Con el interés de la conversación se hizo tarde y entonces aquella santa mujer le dijo: «Te ruego que no me dejes esta noche y que sigamos hablando de las delicias del cielo hasta mañana».
A lo que respondió Benito: «¿Qué es lo que dices, hermana? No me está permitido permanecer fuera del convento». Pero aquella santa, al oír la negativa de su hermano, cruzando sus manos, las puso sobre la mesa y, apoyando en ellas la cabeza, oró al Dios todopoderoso.
Al levantar la cabeza, comenzó a relampaguear, tronar y diluviar de tal modo, que ni Benito ni los hermanos que le acompañaban pudieron salir de aquel lugar.
Comenzó entonces el varón de Dios a lamentarse y entristecerse, diciendo: «Que Dios te perdone, hermana. ¿Qué es lo que acabas hacer?».
Respondió ella: «Te lo pedí, y no quisiste escucharme; rogué a mi Dios, escuchó. Ahora sal, si puedes, despídeme y vuelve al monasterio».
Benito, que no había querido quedarse voluntariamente, no tuvo, al fin, más remedio que quedarse allí. Así pudieron pasar toda la noche en vela, en santas conversaciones sobre la vida espiritual, quedando cada uno gozoso de las palabras que escuchaba a su hermano.
No es de extrañar que al fin la mujer fuera más poderosa que el varón, ya que, como dice Juan: Dios es amor, y, por esto, pudo más porque amó más.
A los tres días, Benito, mirando al cielo, vio cómo el alma de su hermana salía de su cuerpo en figura de paloma y penetraba en el cielo.
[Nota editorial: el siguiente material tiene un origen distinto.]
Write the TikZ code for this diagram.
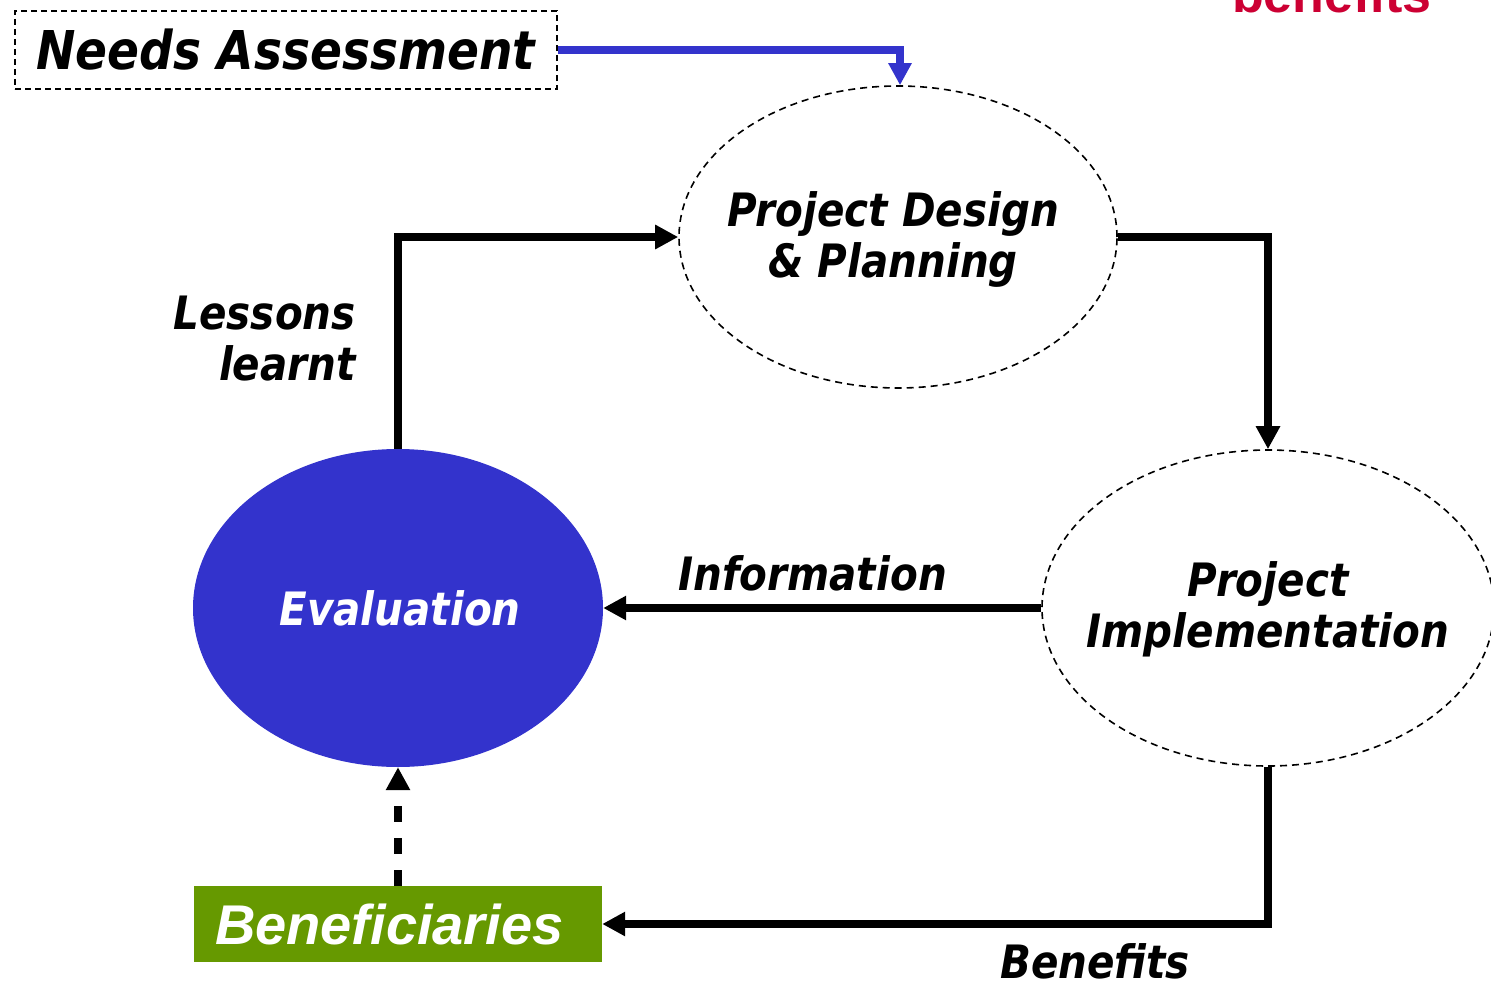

Él, congratulándose de su gran gloria, dio gracias al Dios todopoderoso con himnos y cánticos, y envió a unos hermanos a que trajeran su cuerpo al monasterio y lo depositaran en el sepulcro que había preparado para sí.
Así ocurrió que estas dos almas, siempre unidas en Dios, no vieron tampoco sus cuerpos separados ni siquiera en la sepultura.
Murió hacia el año 547. San Benito murió poco después.